His sentiments towards France now differed widely from what I had known
them to be in his youth. He long indignantly cherished the recollection
of the conquest of Corsica, which he was once content to regard as his
country. But that recollection was effaced, and it might be said that he
now ardently loved France. His imagination was fired by the very thought
of seeing her great, happy, and powerful, and, as the first nation in the
world, dictating laws to the rest. He fancied his name inseparably
connected with France, and resounding in, the ears of posterity. In all
his actions he lost sight of the present moment, and thought only of
futurity; so, in all places where he led the way to glory, the opinion of
France was ever present in his thoughts. As Alexander at Arbela pleased
himself less in having conquered Darius than in having gained the
suffrage of the Athenians, so Bonaparte at Marengo was haunted by the
idea of what would be said in France. Before he fought a battle
Bonaparte thought little about what he should do in case of success, but
a great deal about what he should do in case of a reverse of fortune.

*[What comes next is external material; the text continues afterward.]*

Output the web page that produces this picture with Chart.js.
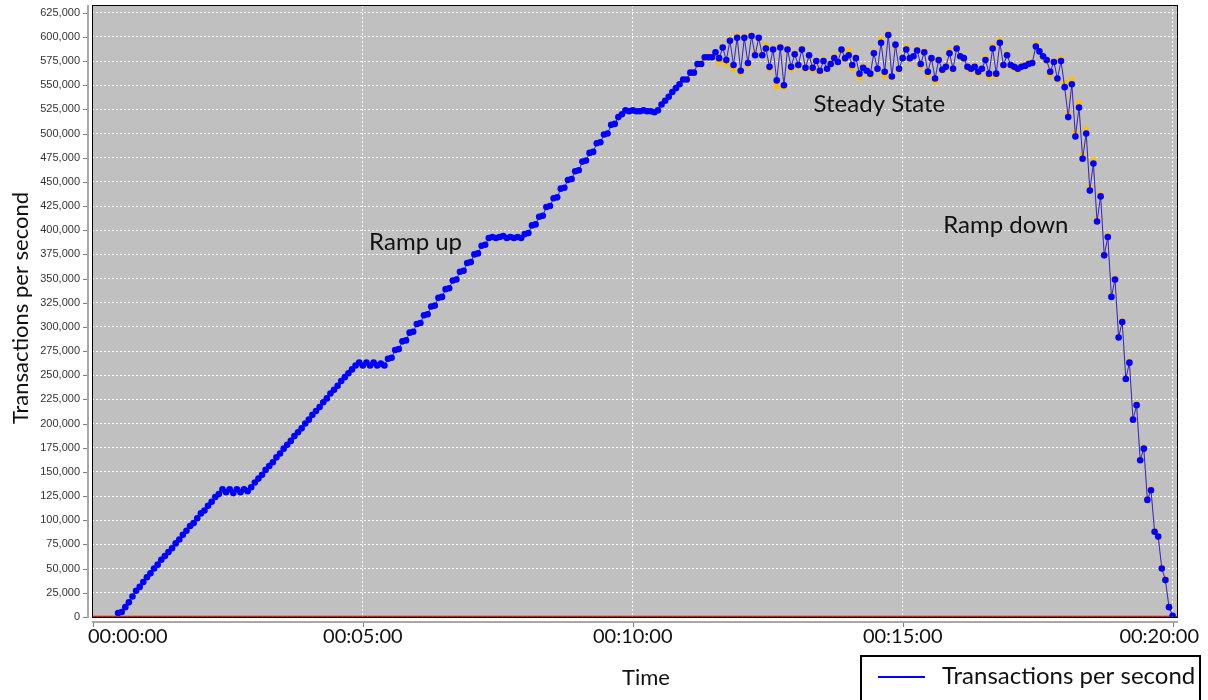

I mention this as a fact of which I have often been a witness, and leave
to his brothers in arms to decide whether his calculations were always
correct. He had it in his power to do much, for he risked everything and
spared nothing. His inordinate ambition goaded him on to the attainment
of power; and power when possessed served only to augment his ambition.
Bonaparte was thoroughly convinced of the truth that trifles often decide
the greatest events; therefore he watched rather than provoked
opportunity, and when the right moment approached, he suddenly took
advantage of it. It is curious that, amidst all the anxieties of war and
government, the fear of the Bourbons incessantly pursued him, and the
Faubourg St. Germain was to him always a threatening phantom.